Interviews with eight former and present district secretaries of the DMK showed that partymen themselves feel that in terms of style of leadership, Stalin seems to take after Jayalalithaa. But, others are wary of drawing quick comparisons. Ramu Manivannan, head of department of politics and public administration at Madras University, says Stalin has observed the style and functioning of his father over many decades and has drawn his own lessons. “He has his own style,” he said.
Off with their heads
During Karunanidhi’s time, if there was a complaint against a local leader, a disciplinary panel would inquire into the charges and those under a cloud would be given a chance to explain their side. Based on the panel’s report, Karunanidhi would take action that often took the form of temporary suspension from leadership position.

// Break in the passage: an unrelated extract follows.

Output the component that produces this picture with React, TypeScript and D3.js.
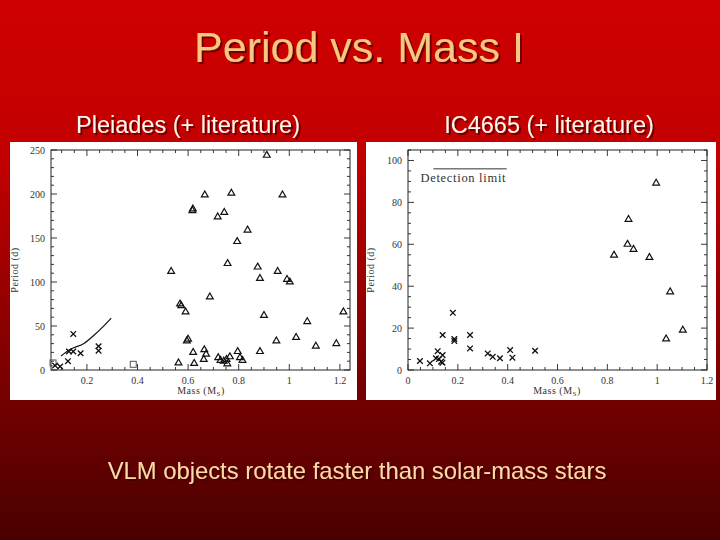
import React, { useEffect, useRef } from "react";
import * as d3 from "d3";

// Pleiades panel: [mass (Msun), period (d)]
const pleiadesTriangles = [
  [0.533, 112], [0.562, 8], [0.568, 75], [0.573, 73], [0.59, 66], [0.595, 33], [0.6, 35],
  [0.62, 20], [0.624, 7.5], [0.664, 23], [0.671, 18], [0.662, 12], [0.686, 83],
  [0.719, 14], [0.728, 11], [0.741, 10], [0.752, 12], [0.765, 15], [0.755, 7],
  [0.796, 21], [0.805, 14], [0.815, 11], [0.884, 21], [0.9, 62], [0.949, 33],
  [1.027, 37], [1.071, 55], [1.105, 27], [1.186, 30], [1.214, 66], [0.756, 121],
  [0.875, 117], [0.954, 112], [0.884, 104], [0.991, 103], [1.002, 100], [0.911, 244],
  [0.666, 199], [0.771, 201], [0.973, 199], [0.617, 181], [0.619, 183], [0.717, 174],
  [0.743, 179], [0.835, 159], [0.794, 146],
];
const pleiadesCrosses = [
  [0.074, 5], [0.094, 4], [0.125, 10], [0.129, 21], [0.146, 21], [0.146, 41],
  [0.175, 19], [0.246, 27], [0.246, 22],
];
const pleiadesSquares = [[0.066, 8], [0.383, 6.5]];
const pleiadesModel = [[0.098, 16], [0.131, 23], [0.19, 30.5], [0.23, 40], [0.263, 49], [0.296, 59]];
const pleiadesXTicks = [0.2, 0.4, 0.6, 0.8, 1, 1.2];
const pleiadesYTicks = [0, 50, 100, 150, 200, 250];

// IC4665 panel
const ic4665Crosses = [
  [0.048, 4.3], [0.088, 3.2], [0.119, 9], [0.112, 5.6], [0.124, 5.2], [0.133, 4],
  [0.138, 3.5], [0.139, 7.1], [0.139, 16.7], [0.18, 27.3], [0.186, 14.8], [0.186, 13.8],
  [0.249, 16.7], [0.249, 10.3], [0.32, 7.9], [0.34, 6.3], [0.369, 5.6], [0.41, 9.5],
  [0.419, 5.9], [0.51, 9.2],
];
const ic4665Triangles = [
  [0.996, 89.2], [0.885, 71.9], [0.881, 60], [0.905, 57.6], [0.827, 54.8],
  [0.969, 53.7], [1.052, 37.3], [1.103, 19], [1.036, 14.8],
];
const detectionMass = [0.102, 0.396];
const detectionPeriod = 96;
const ic4665XTicks = [0, 0.2, 0.4, 0.6, 0.8, 1, 1.2];
const ic4665YTicks = [0, 20, 40, 60, 80, 100];

const plotFont = "'Liberation Serif', 'DejaVu Serif', serif";
const slideFont = "'Liberation Sans', Arial, sans-serif";

const drawPanel = (svg, cfg) => {
  const { box, plot, xDomain, yDomain, xTicks, yTicks, xMinor, yMinor } = cfg;
  const g = svg.append("g");

  g.append("rect")
    .attr("x", box[0]).attr("y", box[1])
    .attr("width", box[2] - box[0]).attr("height", box[3] - box[1])
    .attr("fill", "#ffffff");

  const x = d3.scaleLinear().domain(xDomain).range([plot[0], plot[2]]);
  const y = d3.scaleLinear().domain(yDomain).range([plot[3], plot[1]]);

  g.append("rect")
    .attr("x", plot[0]).attr("y", plot[1])
    .attr("width", plot[2] - plot[0]).attr("height", plot[3] - plot[1])
    .attr("fill", "none").attr("stroke", "#222").attr("stroke-width", 1);

  // ticks on all four sides, pointing in
  const isMajor = (v, list) => list.some((t) => Math.abs(t - v) < 1e-6);
  const xs = d3.range(Math.ceil(xDomain[0] / xMinor - 1e-6) * xMinor, xDomain[1] + 1e-6, xMinor);
  const ys = d3.range(0, yDomain[1] + 1e-6, yMinor);
  xs.forEach((v) => {
    const len = isMajor(v, xTicks) ? 6 : 3;
    const px = x(v);
    g.append("line").attr("x1", px).attr("x2", px).attr("y1", plot[3]).attr("y2", plot[3] - len);
    g.append("line").attr("x1", px).attr("x2", px).attr("y1", plot[1]).attr("y2", plot[1] + len);
  });
  ys.forEach((v) => {
    const len = isMajor(v, yTicks) ? 6 : 3;
    const py = y(v);
    g.append("line").attr("x1", plot[0]).attr("x2", plot[0] + len).attr("y1", py).attr("y2", py);
    g.append("line").attr("x1", plot[2]).attr("x2", plot[2] - len).attr("y1", py).attr("y2", py);
  });
  g.selectAll("line").attr("stroke", "#222").attr("stroke-width", 0.9);

  g.selectAll(".xl").data(xTicks).enter().append("text")
    .attr("x", (d) => x(d)).attr("y", plot[3] + 14)
    .attr("text-anchor", "middle").attr("font-family", plotFont).attr("font-size", 10)
    .attr("fill", "#333").text((d) => d3.format("~g")(d));
  g.selectAll(".yl").data(yTicks).enter().append("text")
    .attr("x", plot[0] - 6).attr("y", (d) => y(d) + 3.5)
    .attr("text-anchor", "end").attr("font-family", plotFont).attr("font-size", 10)
    .attr("fill", "#333").text((d) => d);

  // axis titles
  g.append("text")
    .attr("transform", `translate(${box[0] + 8}, ${(plot[1] + plot[3]) / 2 + 10}) rotate(-90)`)
    .attr("text-anchor", "middle").attr("font-family", plotFont).attr("font-size", 10)
    .attr("fill", "#333").attr("letter-spacing", 0.5).text("Period  (d)");
  const ml = g.append("text")
    .attr("x", cfg.massLabelX).attr("y", plot[3] + 24)
    .attr("text-anchor", "middle").attr("font-family", plotFont).attr("font-size", 10)
    .attr("fill", "#333").attr("letter-spacing", 0.5);
  ml.append("tspan").text("Mass  (M");
  ml.append("tspan").attr("font-size", 7).attr("dy", 2).text("S");
  ml.append("tspan").attr("dy", -2).text(")");

  const tri = d3.symbol(d3.symbolTriangle, 20);
  const drawTriangles = (data) =>
    g.selectAll(null).data(data).enter().append("path")
      .attr("d", tri)
      .attr("transform", (d) => `translate(${x(d[0])},${y(d[1])})`)
      .attr("fill", "none").attr("stroke", "#111").attr("stroke-width", 1.2);
  const drawCrosses = (data) =>
    g.selectAll(null).data(data).enter().append("path")
      .attr("d", "M-2.8,-2.8L2.8,2.8M-2.8,2.8L2.8,-2.8")
      .attr("transform", (d) => `translate(${x(d[0])},${y(d[1])})`)
      .attr("fill", "none").attr("stroke", "#111").attr("stroke-width", 1.3);
  const drawSquares = (data) =>
    g.selectAll(null).data(data).enter().append("rect")
      .attr("x", (d) => x(d[0]) - 3).attr("y", (d) => y(d[1]) - 3)
      .attr("width", 6).attr("height", 6)
      .attr("fill", "none").attr("stroke", "#444").attr("stroke-width", 0.9);

  return { g, x, y, drawTriangles, drawCrosses, drawSquares };
};

const App = () => {
  const ref = useRef(null);

  useEffect(() => {
    const svg = d3.select(ref.current);
    svg.selectAll("*").remove();

    const defs = svg.append("defs");
    // background gradient
    const grad = defs.append("linearGradient")
      .attr("id", "bg").attr("x1", 0).attr("y1", 0).attr("x2", 0).attr("y2", 1);
    grad.append("stop").attr("offset", "0%").attr("stop-color", "#cf0000");
    grad.append("stop").attr("offset", "30%").attr("stop-color", "#c20000");
    grad.append("stop").attr("offset", "75%").attr("stop-color", "#720000");
    grad.append("stop").attr("offset", "100%").attr("stop-color", "#4a0000");
    // soft drop shadow for slide text
    defs.append("filter").attr("id", "shadow")
      .attr("x", "-10%").attr("y", "-20%").attr("width", "120%").attr("height", "150%")
      .append("feDropShadow")
      .attr("dx", 2).attr("dy", 2).attr("stdDeviation", 0.6)
      .attr("flood-color", "#3a0000").attr("flood-opacity", 0.65);

    svg.append("rect").attr("width", 720).attr("height", 540).attr("fill", "url(#bg)");

    const slideText = (txt, xPos, yPos, size, color) =>
      svg.append("text").attr("x", xPos).attr("y", yPos)
        .attr("text-anchor", "middle").attr("font-family", slideFont).attr("font-size", size)
        .attr("fill", color).attr("filter", "url(#shadow)").text(txt);

    slideText("Period vs. Mass I", 359, 62, 43, "#f7c880");
    slideText("Pleiades (+ literature)", 188, 133, 23.5, "#fff6ec");
    slideText("IC4665 (+ literature)", 549, 133, 23.5, "#fff6ec");
    slideText("VLM objects rotate faster than solar-mass stars", 357, 479, 23.8, "#ffd9a6");

    // Pleiades
    const left = drawPanel(svg, {
      box: [10, 142, 357, 400],
      plot: [51, 150, 350, 370],
      xDomain: [0.058, 1.24],
      yDomain: [0, 250],
      xTicks: pleiadesXTicks,
      yTicks: pleiadesYTicks,
      xMinor: 0.05,
      yMinor: 10,
      massLabelX: 201,
    });
    const line = d3.line().x((d) => left.x(d[0])).y((d) => left.y(d[1])).curve(d3.curveMonotoneX);
    left.g.append("path").datum(pleiadesModel).attr("d", line)
      .attr("fill", "none").attr("stroke", "#111").attr("stroke-width", 1.2);
    left.drawSquares(pleiadesSquares);
    left.drawTriangles(pleiadesTriangles);
    left.drawCrosses(pleiadesCrosses);

    // IC4665
    const right = drawPanel(svg, {
      box: [366, 142, 716, 400],
      plot: [408, 150, 707, 370],
      xDomain: [0, 1.2],
      yDomain: [0, 105],
      xTicks: ic4665XTicks,
      yTicks: ic4665YTicks,
      xMinor: 0.05,
      yMinor: 5,
      massLabelX: 557,
    });
    right.g.append("line")
      .attr("x1", right.x(detectionMass[0])).attr("x2", right.x(detectionMass[1]))
      .attr("y1", right.y(detectionPeriod)).attr("y2", right.y(detectionPeriod))
      .attr("stroke", "#333").attr("stroke-width", 1);
    right.g.append("text")
      .attr("x", right.x(detectionMass[0]) - 13).attr("y", right.y(detectionPeriod) + 13)
      .attr("font-family", plotFont).attr("font-size", 12.5).attr("fill", "#333")
      .attr("letter-spacing", 0.7).text("Detection  limit");
    right.drawTriangles(ic4665Triangles);
    right.drawCrosses(ic4665Crosses);
  }, []);

  return (
    <svg
      ref={ref}
      width={720}
      height={540}
      style={{ position: "absolute", left: 0, top: 0, display: "block" }}
    />
  );
};

export default App;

A new leader would take his or her place but the move would need party approval during the next organisational elections.
In his five decades as party president, Karunanidhi removed district secretaries only twice, and that too after the disciplinary panel indicted them. Often, a sincerely written letter of apology was all that was needed for rehabilitation.
The scenario changed after the 2016 Assembly election. In the DMK, district secretaries cannot be changed willy nilly without elections. In June 2016, however, former Union minister for health family welfare S Gandhiselvan was removed from the post of Namakkal east district secretary for apparently not doing enough voter mobilization to secure a win for the party in the area. In Namakkal district, of the six constituencies, DMK lost in five including the Paramathivelur constituency, where DMK KS Moorthy lost to AIADMK’s R Rajendran with a vote difference of 818.
Similarly, in Coimbatore, once a DMK stronghold, the party lost the 2016 election in nine constituencies out of 10. In Coimbatore, Singanallur MLA N Karthik was the sole member of the Assembly from the party. “The role of then DMK Coimbatore North district secretary M Veeragopal was openly criticised in the DMK’s executive committee meeting, soon after which Veeragopal was sacked and replaced with M Muthusamy,” said a member of the party executive committee, among the top decision-making bodies in the party, who did not want to be named.
To take control of the party, Stalin has brought in his erstwhile comrades from the youth wing. The party districts were increased to 65 while the party districts equalled revenue districts in the past, and many of the inductees were accommodated in positions of power.
Charting a new course
Some in the DMK say Karunanidhi’s times were different but today’s situation requires swift action to maintain party discipline. “In the earlier days, when there was a leadership dispute in a district, Karunanidhi would call the concerned leaders and sort it out. But now, news spreads fast and people start writing about such squabbles on social media which damages the reputation of the party,” a DMK leader functioning out of the party headquarters in Chennai said.
Some independent observers, too, baulk at any quick conclusion. R Muthukumar, a chronicler of Dravidian politics, said the former chief minister had his own circle of people in the party, details of which were never divulged.
Political observer N Sathiya Moorthy felt that Stalin was sending a strong message to the cadres that the party’s high command would not tolerate any kind of mischief inside the party. “Stalin is not like MGR or Jayalalithaa, who were neither available nor accessible. Stalin may not be accessible, but he is available to the public. He has been constantly meeting allies, party seniors and attending the party’s public meetings across the State,” Sathiya Moorthy added.
Stalin seems to have struck a balance between the working styles of both Karunanidhi and Jayalalithaa, says another leader. “He is not as authoritative as Jayalalithaa, but he is less democratic than Kalaignar (Karunanidhi),” the former DMK district secretary added.